Reverse Mortgage Loans: Built for Flexibility, Branded as a Last Resort
- rachel91865
- 1 day ago
- 3 min read
If you asked most homeowners to describe a reverse mortgage loan, you’d probably hear something like this:
“It’s a last resort.”
“It’s for people who ran out of money.”
“It’s something you do when there are no other choices left.”
That reputation didn’t come from nowhere. Early versions of the product were clunky, poorly explained, and often introduced far too late in the conversation.
But that reputation has quietly stuck long after the product itself evolved.
And today, that outdated perception causes people to miss what a reverse mortgage loan is actually designed to do.
What a Reverse Mortgage Loan Is Not
Let’s clear this up first.
A reverse mortgage loan is not:
A signal of financial trouble
A replacement for planning
A strategy built around desperation
Many people encounter a reverse mortgage loan late simply because it hasn’t been part of the conversation before; not because they failed to plan.
What the Product Was Built to Do
At its core, a reverse mortgage loan converts a portion of home equity into usable liquidity without requiring monthly payments (payments are optional - and in many
cases, a borrower may find additional benefit by choosing to make payments).
Here's the headline:
A reverse mortgage loan gives homeowners the ability to access cash without being forced to sell other assets, restructure their lifestyle, or lock themselves into irreversible decisions.
That makes it fundamentally different from most retirement income tools.
Flexibility Is the Feature Many Miss
Most financial tools optimize one thing or another:
Rate
Return
Payment
Tax efficiency
A reverse mortgage loan optimizes optionality & flexibility.
It allows homeowners to:
Create liquidity without cashing out investments
Decide when to draw from which asset
Avoid selling assets during unfavorable conditions
Buy time during big transitions: health, family, or housing
The value is not the loan itself. The value is the absence of pressure it can create.
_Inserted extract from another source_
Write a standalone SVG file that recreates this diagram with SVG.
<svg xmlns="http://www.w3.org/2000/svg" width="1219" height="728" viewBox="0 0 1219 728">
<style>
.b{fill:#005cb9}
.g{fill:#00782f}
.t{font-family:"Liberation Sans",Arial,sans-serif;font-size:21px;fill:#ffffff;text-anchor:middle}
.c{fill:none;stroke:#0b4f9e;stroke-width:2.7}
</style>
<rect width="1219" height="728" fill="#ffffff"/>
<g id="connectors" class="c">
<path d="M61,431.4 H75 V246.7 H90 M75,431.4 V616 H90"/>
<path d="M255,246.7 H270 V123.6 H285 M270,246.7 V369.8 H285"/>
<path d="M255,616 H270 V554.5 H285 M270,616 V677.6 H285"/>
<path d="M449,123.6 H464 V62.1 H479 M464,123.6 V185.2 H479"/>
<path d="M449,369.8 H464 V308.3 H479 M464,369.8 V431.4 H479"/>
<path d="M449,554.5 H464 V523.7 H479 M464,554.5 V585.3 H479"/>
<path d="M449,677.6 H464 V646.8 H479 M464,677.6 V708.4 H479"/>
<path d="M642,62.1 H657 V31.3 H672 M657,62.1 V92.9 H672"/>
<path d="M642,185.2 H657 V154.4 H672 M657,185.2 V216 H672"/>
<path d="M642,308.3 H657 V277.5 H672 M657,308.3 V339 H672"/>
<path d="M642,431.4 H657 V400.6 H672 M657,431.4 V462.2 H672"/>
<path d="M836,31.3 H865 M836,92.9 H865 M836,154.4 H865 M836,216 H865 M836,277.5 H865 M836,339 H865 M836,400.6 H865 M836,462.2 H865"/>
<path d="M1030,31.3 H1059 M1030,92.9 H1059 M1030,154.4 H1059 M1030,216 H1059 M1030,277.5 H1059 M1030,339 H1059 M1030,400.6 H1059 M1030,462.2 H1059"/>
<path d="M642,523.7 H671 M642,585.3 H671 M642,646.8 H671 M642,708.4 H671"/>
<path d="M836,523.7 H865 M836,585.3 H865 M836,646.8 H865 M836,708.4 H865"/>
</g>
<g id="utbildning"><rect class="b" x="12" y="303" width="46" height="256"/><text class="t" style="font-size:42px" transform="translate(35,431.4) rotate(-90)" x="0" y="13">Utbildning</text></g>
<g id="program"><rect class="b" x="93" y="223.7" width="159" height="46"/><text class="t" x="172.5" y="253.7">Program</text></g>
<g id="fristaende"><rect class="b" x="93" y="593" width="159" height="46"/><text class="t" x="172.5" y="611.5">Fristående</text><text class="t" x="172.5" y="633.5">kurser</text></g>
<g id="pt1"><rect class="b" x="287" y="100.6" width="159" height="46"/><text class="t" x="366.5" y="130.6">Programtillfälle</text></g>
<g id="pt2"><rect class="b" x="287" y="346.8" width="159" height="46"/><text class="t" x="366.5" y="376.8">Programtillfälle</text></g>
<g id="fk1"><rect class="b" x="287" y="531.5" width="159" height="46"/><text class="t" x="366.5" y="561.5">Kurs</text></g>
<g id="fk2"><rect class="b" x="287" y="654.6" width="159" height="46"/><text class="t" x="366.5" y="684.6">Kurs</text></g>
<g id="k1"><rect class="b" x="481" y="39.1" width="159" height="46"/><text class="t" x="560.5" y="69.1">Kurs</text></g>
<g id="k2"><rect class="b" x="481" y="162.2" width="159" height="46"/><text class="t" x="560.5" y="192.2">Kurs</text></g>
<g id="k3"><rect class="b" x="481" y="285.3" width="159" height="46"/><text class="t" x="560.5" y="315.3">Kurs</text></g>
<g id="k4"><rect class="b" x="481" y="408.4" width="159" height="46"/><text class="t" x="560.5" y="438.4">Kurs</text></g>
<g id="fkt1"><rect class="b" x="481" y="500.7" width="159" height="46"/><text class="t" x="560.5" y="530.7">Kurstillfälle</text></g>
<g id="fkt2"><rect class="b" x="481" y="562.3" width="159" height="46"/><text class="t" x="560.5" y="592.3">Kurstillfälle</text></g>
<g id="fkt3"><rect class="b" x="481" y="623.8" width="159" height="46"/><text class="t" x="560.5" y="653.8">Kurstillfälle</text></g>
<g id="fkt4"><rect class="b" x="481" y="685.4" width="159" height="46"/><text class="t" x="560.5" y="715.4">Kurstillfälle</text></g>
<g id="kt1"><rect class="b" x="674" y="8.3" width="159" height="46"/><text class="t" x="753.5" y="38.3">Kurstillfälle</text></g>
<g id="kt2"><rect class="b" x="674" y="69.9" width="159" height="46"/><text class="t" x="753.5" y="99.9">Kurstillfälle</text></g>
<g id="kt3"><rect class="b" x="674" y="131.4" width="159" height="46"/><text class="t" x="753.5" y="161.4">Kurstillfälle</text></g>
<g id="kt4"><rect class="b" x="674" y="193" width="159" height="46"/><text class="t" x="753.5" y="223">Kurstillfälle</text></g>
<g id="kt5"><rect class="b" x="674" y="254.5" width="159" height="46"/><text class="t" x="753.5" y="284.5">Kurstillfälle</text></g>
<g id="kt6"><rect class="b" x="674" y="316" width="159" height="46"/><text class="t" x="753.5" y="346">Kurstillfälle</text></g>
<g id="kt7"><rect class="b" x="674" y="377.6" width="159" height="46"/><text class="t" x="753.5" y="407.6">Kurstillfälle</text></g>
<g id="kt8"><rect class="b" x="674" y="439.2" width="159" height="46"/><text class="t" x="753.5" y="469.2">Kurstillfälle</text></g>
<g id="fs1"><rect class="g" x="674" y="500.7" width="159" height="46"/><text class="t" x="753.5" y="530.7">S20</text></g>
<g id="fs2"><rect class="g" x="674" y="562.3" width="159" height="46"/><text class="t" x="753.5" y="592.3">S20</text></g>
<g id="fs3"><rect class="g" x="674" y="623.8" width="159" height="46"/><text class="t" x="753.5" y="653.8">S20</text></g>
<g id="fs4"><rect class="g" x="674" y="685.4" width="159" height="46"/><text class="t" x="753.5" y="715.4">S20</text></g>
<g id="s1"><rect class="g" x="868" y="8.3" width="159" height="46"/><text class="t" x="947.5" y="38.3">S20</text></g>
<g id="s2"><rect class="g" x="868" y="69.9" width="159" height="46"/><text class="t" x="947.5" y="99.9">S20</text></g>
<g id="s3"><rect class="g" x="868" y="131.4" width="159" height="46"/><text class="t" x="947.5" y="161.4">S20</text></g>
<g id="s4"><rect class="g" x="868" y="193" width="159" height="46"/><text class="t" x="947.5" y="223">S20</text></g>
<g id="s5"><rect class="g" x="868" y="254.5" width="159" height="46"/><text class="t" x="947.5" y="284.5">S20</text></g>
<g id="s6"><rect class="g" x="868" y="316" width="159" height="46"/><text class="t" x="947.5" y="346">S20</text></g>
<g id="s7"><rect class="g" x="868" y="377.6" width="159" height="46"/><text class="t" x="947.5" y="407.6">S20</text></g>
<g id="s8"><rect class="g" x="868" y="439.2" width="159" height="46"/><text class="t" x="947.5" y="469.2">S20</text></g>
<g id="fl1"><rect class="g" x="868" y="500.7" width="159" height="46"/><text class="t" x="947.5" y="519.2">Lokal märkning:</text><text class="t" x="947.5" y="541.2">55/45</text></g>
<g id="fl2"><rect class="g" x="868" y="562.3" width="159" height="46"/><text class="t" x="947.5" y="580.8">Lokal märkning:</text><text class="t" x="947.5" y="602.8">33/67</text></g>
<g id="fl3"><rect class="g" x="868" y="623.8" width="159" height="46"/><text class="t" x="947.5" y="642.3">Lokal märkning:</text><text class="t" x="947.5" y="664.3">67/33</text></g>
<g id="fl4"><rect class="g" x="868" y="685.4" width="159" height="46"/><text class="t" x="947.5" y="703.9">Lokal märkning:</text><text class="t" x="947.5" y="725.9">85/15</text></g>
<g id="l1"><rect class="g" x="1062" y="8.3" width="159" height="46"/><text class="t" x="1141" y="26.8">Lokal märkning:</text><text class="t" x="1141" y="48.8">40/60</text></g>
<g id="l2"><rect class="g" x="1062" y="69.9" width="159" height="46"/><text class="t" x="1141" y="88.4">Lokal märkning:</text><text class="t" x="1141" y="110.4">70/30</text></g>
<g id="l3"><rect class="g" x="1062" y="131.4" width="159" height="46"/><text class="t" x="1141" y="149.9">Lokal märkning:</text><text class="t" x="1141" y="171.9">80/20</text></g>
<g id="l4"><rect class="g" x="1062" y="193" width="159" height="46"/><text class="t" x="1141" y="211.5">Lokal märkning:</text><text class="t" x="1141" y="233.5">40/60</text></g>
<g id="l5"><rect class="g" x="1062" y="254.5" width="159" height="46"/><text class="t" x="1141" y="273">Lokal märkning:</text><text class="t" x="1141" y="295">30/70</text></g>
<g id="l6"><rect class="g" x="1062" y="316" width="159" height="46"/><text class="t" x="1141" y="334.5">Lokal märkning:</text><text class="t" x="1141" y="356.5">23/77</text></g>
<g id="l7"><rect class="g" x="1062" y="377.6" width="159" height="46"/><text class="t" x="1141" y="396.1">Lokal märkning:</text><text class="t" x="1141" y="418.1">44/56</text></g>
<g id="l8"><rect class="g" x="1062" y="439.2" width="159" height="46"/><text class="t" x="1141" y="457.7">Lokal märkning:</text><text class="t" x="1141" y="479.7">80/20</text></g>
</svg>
Why the Balance Growing Isn’t the Point
One of the most common objections is, “But the loan balance grows.”
That’s true.
But focusing only on the balance misses the tradeoff.
The balance grows in exchange for:
Fewer forced withdrawals elsewhere
More control over timing
Reduced likelihood of selling assets at the wrong moment
More freedom to adapt when plans change
In retirement, the most expensive outcomes are rarely tied to interest rates.
They’re tied to decisions made under stress.
This Is Where the Product Gets Mislabeled.
Reverse mortgage loans are often introduced only when:
Cash is already tight
Health issues are already present
Markets are already down
Options are already limited
At that point, the product looks reactive - because it is.
Used earlier in the conversation, it looks very different.
It becomes a strategic reserve, not a rescue tool. Now, to be clear, it can still serve and incredibly valuable purpose as a rescue tool. But if you can learn about and understand it prior, consider yourself ahead of the game.
Not Everyone Should Use One - But Everyone Should Understand What It Can Do
There are situations where a reverse mortgage loan adds little value.
But dismissing it entirely because of outdated assumptions removes a tool that - when used correctly - can quietly protect flexibility for years.
This isn’t about convincing anyone to take a loan.
It’s about understanding that one of the most misunderstood products in retirement planning is actually designed to do something most plans struggle with: Preserve options when life doesn’t cooperate.
The Bottom Line
A reverse mortgage loan isn’t a sign that something went wrong.
In many cases, it’s a sign that someone wanted:
More control
More time
More choices
Fewer forced decisions
That’s not a last resort.
That’s flexibility - working exactly as designed.